Don't know if I need to wet sand after sealer or if should just wait an hour and go right to base coat. Thanks for all the help.

Pat
 
If it's white finish sand with 320, seal it, denib it the next day if necessary and paint it. Don't waste your time going to 600 grit-there's really no need on solid colors. Also no need to sand the sealer coat of epoxy unless it goes on rough or have runs or dirt to remove.
 
PatG;21530 said:
First, if you are reducing epoxy by 20%, then that would be 4 ounces of reducer for 20 ounces of mixed epoxy, right?
Pat

That is correct.

Jim
 
to bring back this thread: I read all the posts, but I have a question. I am painting my Camaro white (solid, no metallic), and planning on using epoxy 1:1:1 as sealer. My question: Although not the standard practice, other than time and effort, is there ANY disadvantage to blocking the 2K with 600 wet before the sealer?

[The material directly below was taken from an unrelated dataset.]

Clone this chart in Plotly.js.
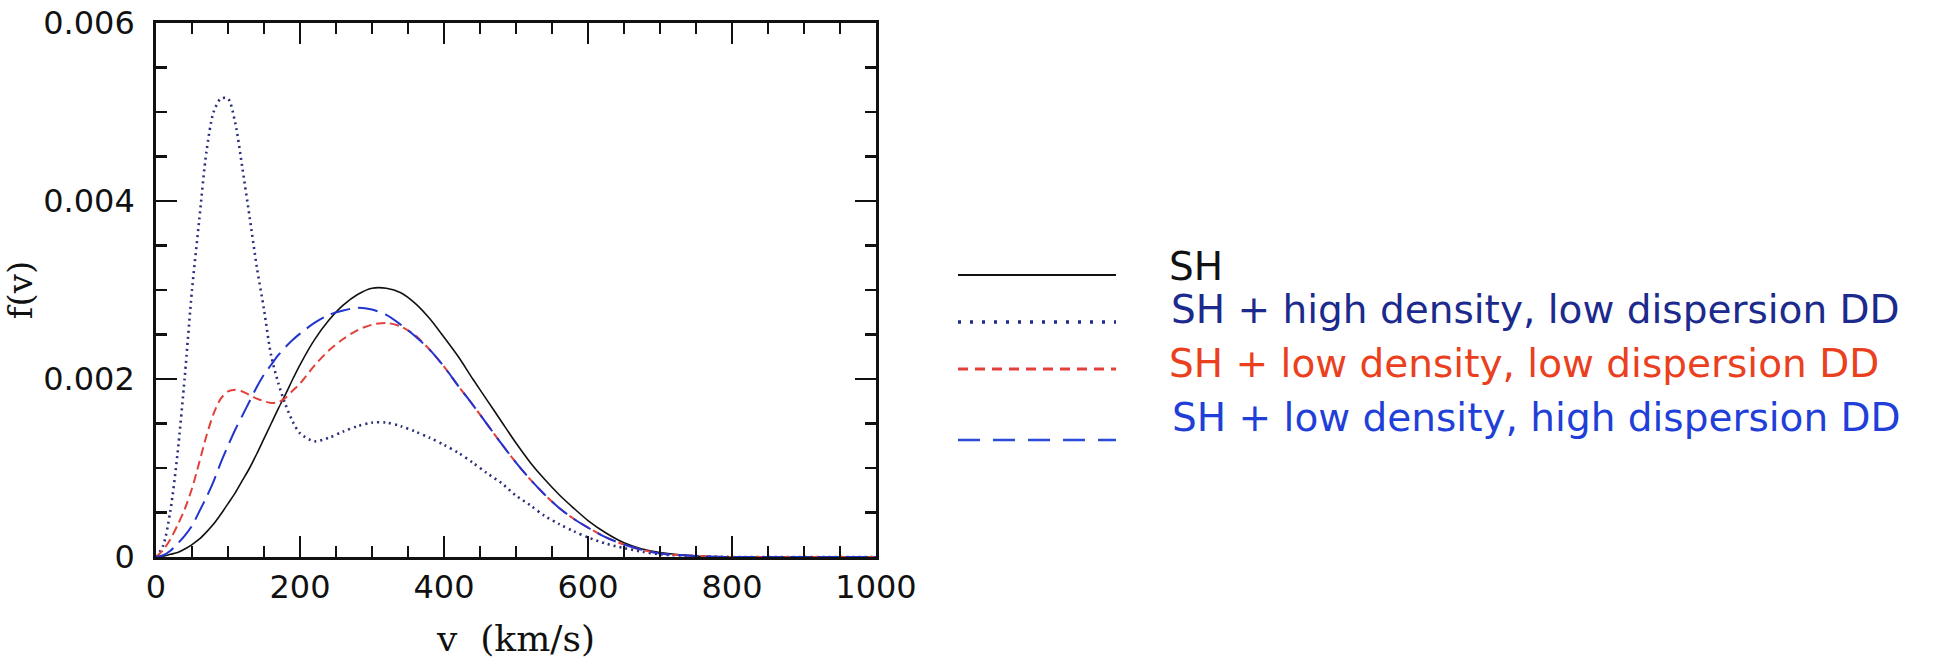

I understand that most people feel it's OK to take to 320 and shoot the sealer. I am not disputing the validity of that, just wondering if it would hurt anything as far as adhesion to take it to 600 instead?
 
By the way, I did finish painting my TR3, include cut and buff. Here's a couple photos. I'll circle back with a post regarding all that I learned. It came out great, except for the parts that aren't so great. I'll post later with details.

Pat





 
Is everyone talking about P-320 and P-400? My vo tech teacher recommends 400 grit. I just found out tonight that there is a CAMI 400 grit which is equivalent to a P-800. I could not find any of the PSA rolls in P-800 so I assume this thread is referring to the P-400 which is easily found.

Charlie D.
 
Cami is pretty much long gone unless you find some old stock
 
until reading this thread. I assumed the scratches would be gone when sealing after 320.
And I don't argue with the validity of that.

The op was glad he went to 600 though. I had no idea sealer would even adhere to 600 because generally the epoxy itself is stated to be top coated over 180 without reducer.
I didn't realize reducer makes that much difference.

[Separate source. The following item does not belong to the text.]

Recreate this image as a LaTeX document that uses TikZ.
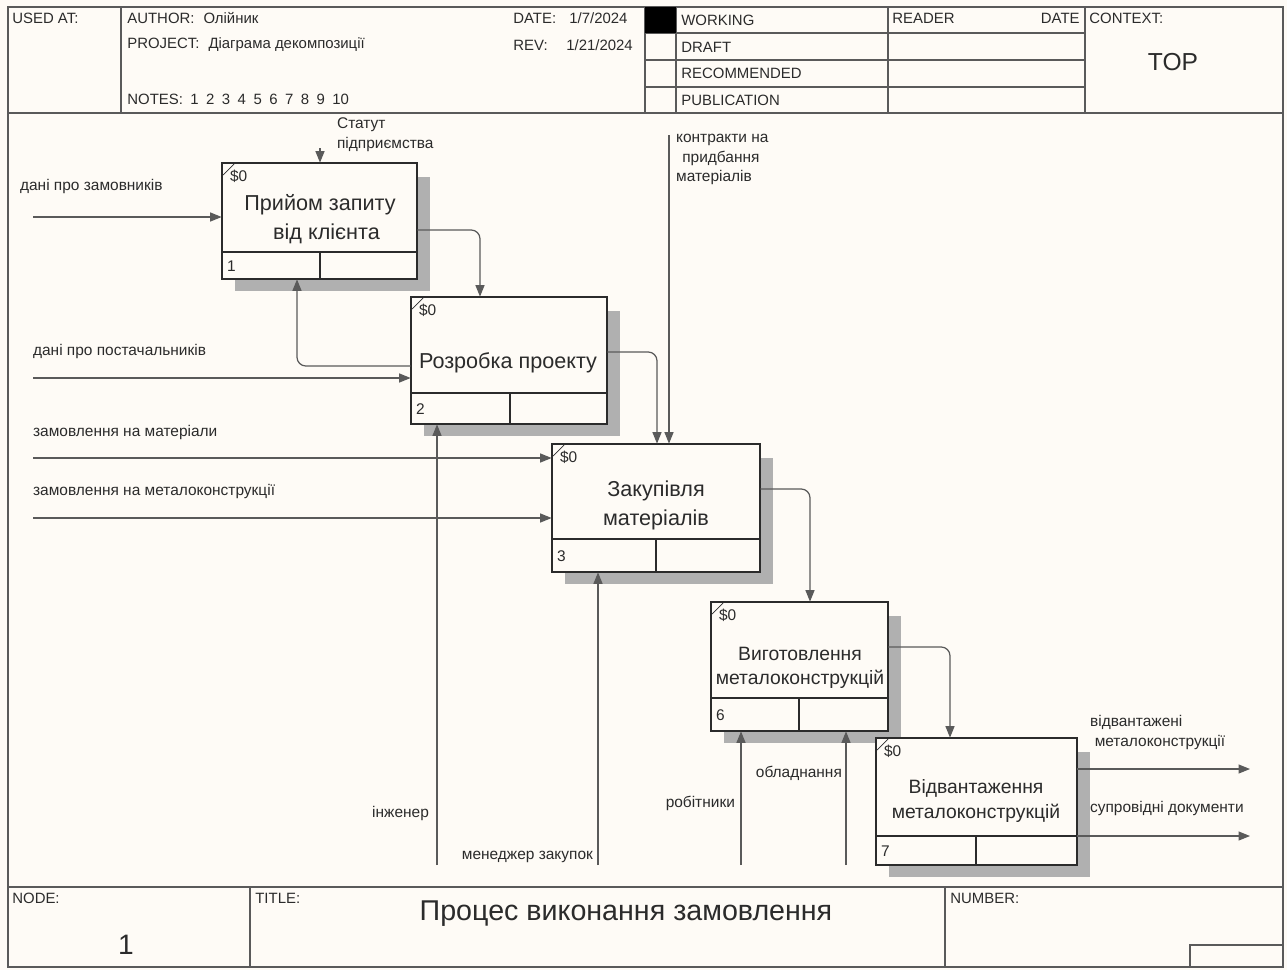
\documentclass[tikz,border=0pt]{standalone}
\usepackage{fontspec}
\setmainfont{Liberation Sans}
\usetikzlibrary{arrows.meta,fit,positioning}
\definecolor{paper}{HTML}{FEFBF6}
\definecolor{ink}{HTML}{2B2B2B}
\definecolor{wire}{HTML}{5A5A5A}
\definecolor{shadowgray}{HTML}{B0B0B0}
\tikzset{
	frame/.style={draw=wire, line width=0.6pt},
	lbl/.style={font=\fontsize{8.8}{11.2}\selectfont, text=ink, inner sep=1pt},
	hdr/.style={font=\fontsize{8.5}{10}\selectfont, text=ink, inner sep=0pt, anchor=west},
	flow/.style={draw=wire, line width=0.7pt, -{Triangle[length=2.3mm,width=1.8mm]}, rounded corners=5pt},
	boxtxt/.style={font=\fontsize{12.3}{16.5}\selectfont, align=center, text=ink},
}
% name, x1, y1, x2, y2, divider y, divider x, number
\newcommand{\actbox}[8]{
	\fill[shadowgray] (#2+13,#3+14) rectangle (#4+13,#5+12);
	\draw[ink, line width=1.1pt, fill=paper] (#2,#3) rectangle (#4,#5);
	\node[fit={(#2,#3) (#4,#5)}, inner sep=0pt] (#1) {};
	\draw[ink, line width=1.1pt] (#2,#6) -- (#4,#6) (#7,#6) -- (#7,#5);
	\node[lbl, anchor=west] (#1num) at (#2+3,{(#6+#5)/2+1}) {#8};
	\node[lbl, anchor=north west] (#1cost) at (#2+6,#3+5) {\$0};
	\draw[ink] (#2+1,#3+12) -- (#2+12,#3+1);
}
\begin{document}
\begin{tikzpicture}[x=0.02cm, y=-0.02cm]
	\fill[paper] (0,0) rectangle (1287,970);
	\useasboundingbox (0,0) rectangle (1287,970);

	\draw[frame] (8,7) rectangle (1283,967);
	\draw[frame] (8,113) -- (1283,113) (8,887) -- (1283,887);
	\draw[frame] (121,7) -- (121,113) (645,7) -- (645,113) (676,7) -- (676,113) (888,7) -- (888,113) (1085,7) -- (1085,113);
	\draw[frame] (645,33) -- (1085,33) (645,60) -- (1085,60) (645,87) -- (1085,87);
	\fill[black] (645,7) rectangle (676,33);
	\draw[frame] (250,887) -- (250,967) (945,887) -- (945,967);
	\draw[frame] (1190,945) rectangle (1283,967);

	\node[hdr] (usedat) at (12,18) {USED AT:};
	\node[hdr] (author) at (127,18) {AUTHOR:\hspace{0.6em}Олійник};
	\node[hdr] (project) at (127,45) {PROJECT:\hspace{0.6em}Діаграма декомпозиції};
	\node[hdr] (notes) at (127,99) {NOTES:\hspace{0.5em}1\hspace{0.5em}2\hspace{0.5em}3\hspace{0.5em}4\hspace{0.5em}5\hspace{0.5em}6\hspace{0.5em}7\hspace{0.5em}8\hspace{0.5em}9\hspace{0.5em}10};
	\node[hdr] (date) at (513,18) {DATE:};
	\node[hdr] (dateval) at (569,18) {1/7/2024};
	\node[hdr] (rev) at (513,45) {REV:};
	\node[hdr] (revval) at (566,45) {1/21/2024};
	\node[hdr] (working) at (681,20) {WORKING};
	\node[hdr] (draft) at (681,47) {DRAFT};
	\node[hdr] (recom) at (681,73) {RECOMMENDED};
	\node[hdr] (public) at (681,100) {PUBLICATION};
	\node[hdr] (reader) at (892,18) {READER};
	\node[hdr, anchor=east] (rdate) at (1080,18) {DATE};
	\node[hdr] (context) at (1089,18) {CONTEXT:};
	\node[font=\fontsize{14}{16}\selectfont, text=ink] (top) at (1173,62) {TOP};
	\node[hdr] (nodelbl) at (12,898) {NODE:};
	\node[font=\fontsize{16}{18}\selectfont, text=ink] (nodenum) at (126,945) {1};
	\node[hdr] (titlelbl) at (255,898) {TITLE:};
	\node[font=\fontsize{16.3}{18}\selectfont, text=ink] (title) at (626,914) {Процес виконання замовлення};
	\node[hdr] (number) at (950,898) {NUMBER:};

	\actbox{b1}{222}{163}{417}{279}{252}{320}{1}
	\actbox{b2}{411}{297}{607}{424}{393}{510}{2}
	\actbox{b3}{552}{444}{760}{572}{539}{656}{3}
	\actbox{b4}{711}{602}{888}{731}{698}{799}{6}
	\actbox{b5}{876}{738}{1077}{865}{836}{976}{7}

	\node[boxtxt] (t1) at (320,219) {Прийом запиту\\\hspace*{0.6em}від клієнта};
	\node[boxtxt] (t2) at (508,363) {Розробка проекту};
	\node[boxtxt] (t3) at (656,505) {Закупівля\\матеріалів};
	\node[boxtxt, font=\fontsize{11}{14}\selectfont] (t4) at (800,668) {Виготовлення\\металоконструкцій};
	\node[boxtxt, font=\fontsize{11}{14}\selectfont] (t5) at (976,801) {Відвантаження\\металоконструкцій};

	\coordinate (inCust) at (33,217);
	\coordinate (ctlStat) at (320,148);
	\coordinate (j12) at (480,230);
	\coordinate (fb21) at (297,366);
	\coordinate (inSupp) at (33,378);
	\coordinate (j23) at (657,352);
	\coordinate (ctlCon) at (669,135);
	\coordinate (inMat) at (33,458);
	\coordinate (inMet) at (33,518);
	\coordinate (mEng) at (437,865);
	\coordinate (mMan) at (598,865);
	\coordinate (j34) at (810,489);
	\coordinate (mWork) at (741,865);
	\coordinate (mEquip) at (846,865);
	\coordinate (j45) at (950,647);
	\coordinate (outShip) at (1250,769);
	\coordinate (outDocs) at (1250,836);

	\draw[flow] (inCust) -- (inCust -| b1.west);
	\draw[flow] (ctlStat) -- (ctlStat |- b1.north);
	\draw[flow] (j12 -| b1.east) -| (j12 |- b2.north);
	\draw[flow] (fb21 -| b2.west) -| (fb21 |- b1.south);
	\draw[flow] (inSupp) -- (inSupp -| b2.west);
	\draw[flow] (j23 -| b2.east) -| (j23 |- b3.north);
	\draw[flow] (ctlCon) -- (ctlCon |- b3.north);
	\draw[flow] (inMat) -- (inMat -| b3.west);
	\draw[flow] (inMet) -- (inMet -| b3.west);
	\draw[flow] (mEng) -- (mEng |- b2.south);
	\draw[flow] (mMan) -- (mMan |- b3.south);
	\draw[flow] (j34 -| b3.east) -| (j34 |- b4.north);
	\draw[flow] (mWork) -- (mWork |- b4.south);
	\draw[flow] (mEquip) -- (mEquip |- b4.south);
	\draw[flow] (j45 -| b4.east) -| (j45 |- b5.north);
	\draw[flow] (outShip -| b5.east) -- (outShip);
	\draw[flow] (outDocs -| b5.east) -- (outDocs);

	\node[lbl, anchor=north west, align=left] (lStat) at (335,116) {Статут\\підприємства};
	\node[lbl, anchor=west] (lCust) at (18,186) {дані про замовників};
	\node[lbl, anchor=north west, align=left] (lCon) at (674,132) {контракти на\\\hspace*{0.4em}придбання\\матеріалів};
	\node[lbl, anchor=west] (lSupp) at (31,351) {дані про постачальників};
	\node[lbl, anchor=west] (lMat) at (31,432) {замовлення на матеріали};
	\node[lbl, anchor=west] (lMet) at (31,491) {замовлення на металоконструкції};
	\node[lbl, anchor=east] (lEng) at (431,813) {інженер};
	\node[lbl, anchor=east] (lMan) at (595,857) {менеджер закупок};
	\node[lbl, anchor=east] (lWork) at (737,803) {робітники};
	\node[lbl, anchor=east] (lEquip) at (844,773) {обладнання};
	\node[lbl, anchor=north west, align=left] (lShip) at (1088,713) {відвантажені\\\hspace*{0.3em}металоконструкції};
	\node[lbl, anchor=west] (lDocs) at (1088,808) {супровідні документи};
\end{tikzpicture}
\end{document}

Now that I know...when I think about it. Epoxy is stickier than base coat in sealer form......it is as thin as base coat. It's even described as the first base coat. If base coat with adhere to 600. Epoxy will definitely adhere to it in thinned out form

That being said it makes sense that it would adhere to 600 grit scratches. With the little extra effort it takes to go to 600 I think I'm going to go that route just to be safe. I'm painting solid black and I don't want to see scratches.

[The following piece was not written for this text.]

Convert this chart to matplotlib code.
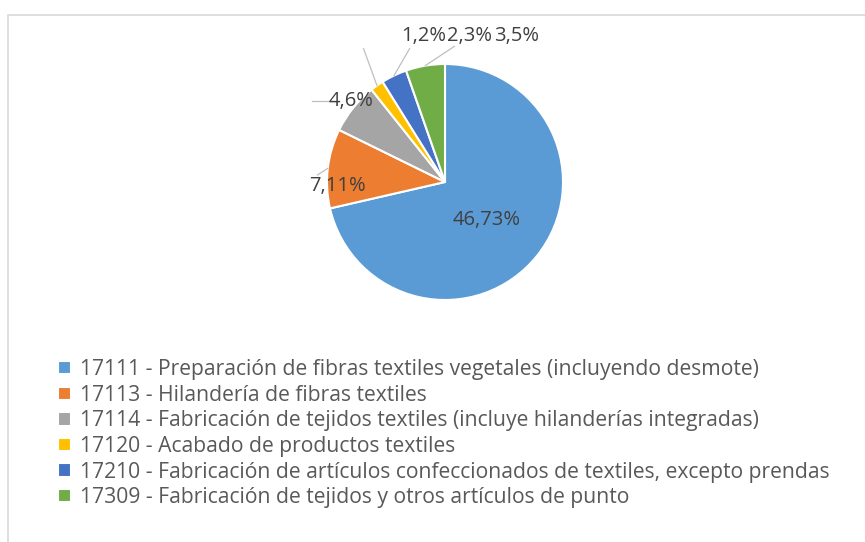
import numpy as np
import matplotlib.pyplot as plt
from matplotlib.patches import Rectangle

# Data
codes = ['17111', '17113', '17114', '17120', '17210', '17309']
names = ['Preparación de fibras textiles vegetales (incluyendo desmote)',
         'Hilandería de fibras textiles',
         'Fabricación de tejidos textiles (incluye hilanderías integradas)',
         'Acabado de productos textiles',
         'Fabricación de artículos confeccionados de textiles, excepto prendas',
         'Fabricación de tejidos y otros artículos de punto']
values = [46.73, 7.11, 4.6, 1.2, 2.3, 3.5]
value_labels = ['46,73%', '7,11%', '4,6%', '1,2%', '2,3%', '3,5%']
colors = ['#5B9BD5', '#ED7D31', '#A5A5A5', '#FFC000', '#4472C4', '#70AD47']

plt.rcParams['font.family'] = ['Open Sans', 'DejaVu Sans']

W, H = 865, 542
fig = plt.figure(figsize=(W / 100, H / 100), dpi=100)

# light chart frame
fig.patches.append(Rectangle((8 / W, -0.01), 1.0, 1 - 15 / H + 0.01,
                             transform=fig.transFigure, fill=False,
                             edgecolor='#d9d9d9', linewidth=1.2))

# pie axes: centre (445,182), radius 118 px
cx, cy, r = 445, 182, 118
ax = fig.add_axes([(cx - r) / W, 1 - (cy + r) / H, 2 * r / W, 2 * r / H])
wedges, _ = ax.pie(values, colors=colors, startangle=90, counterclock=False,
                   radius=1.0, wedgeprops=dict(edgecolor='white', linewidth=1.5))
ax.set_xlim(-1, 1)
ax.set_ylim(-1, 1)
ax.set_aspect('equal')
ax.axis('off')

txt = dict(color='#404040', fontsize=14.5, ha='center', va='center')
line = dict(color='#bfbfbf', lw=0.9, clip_on=False)

# label positions (data units, pie radius = 1)
label_pos = [(0.35, -0.32), (-0.91, -0.03), (-0.80, 0.69),
             (-0.18, 1.24), (0.21, 1.24), (0.61, 1.24)]
leader_end = [None, (-1.08, 0.06), None,
              (-0.69, 1.13), (-0.30, 1.13), (0.08, 1.15)]

for w, lab, pos, end in zip(wedges, value_labels, label_pos, leader_end):
    ax.text(pos[0], pos[1], lab, **txt)
    if end is not None:
        mid = np.deg2rad((w.theta1 + w.theta2) / 2)
        ax.plot([np.cos(mid) * 1.0, end[0]], [np.sin(mid) * 1.0, end[1]], **line)

# the short leader next to "4,6%"
ax.plot([-1.13, -0.98], [0.69, 0.69], **line)

labels = [f'{c} - {n}' for c, n in zip(codes, names)]
fig.legend(wedges, labels, loc='upper left', bbox_to_anchor=(58 / W, 1 - 359 / H),
           frameon=False, fontsize=15.2, labelcolor='#595959',
           handlelength=0.6, handleheight=0.6, handletextpad=0.45,
           labelspacing=0.22, borderpad=0, borderaxespad=0)

fig.savefig('out.png', dpi=100)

With being new to this level of painting. I'm learning what you don't know can cost you big
 
With solid colors you can get away with coarser grits, even if you spray your base and see scratches showing through they will disappear once the clear is on. Metallics and pearls highlight texture irregularities because they reflect light and they'll do this at different angles over uneven surfaces (scratches). Hope that makes sense. You can do yourself a simple test panel, sand one area with 220, one with 320, one with 400, 600... seal it and you'll see the scratches show through the sealer on the coarser grits, apply black basecoat and they'll still be showing on the coarser grits, apply 2-3 coats of clear and they will all disappear until the clear cures up and shrinks and then you'll likely see scratches showing up in the 220 grit area. Do the same test with a metallic or pearl and scratches will be showing down at the level of the basecoat forever on any surfaces that weren't smooth when the base went on.
 
I see also talk of wet sanding the sealer or even wet sanding the high build before base coating with metallics.

I was under the impression that wet sanding put in deeper scratches than dry because it's cleaner and stays sharper

Wouldn't wet sanding with 600 put a 400g finish on it and show the scratches?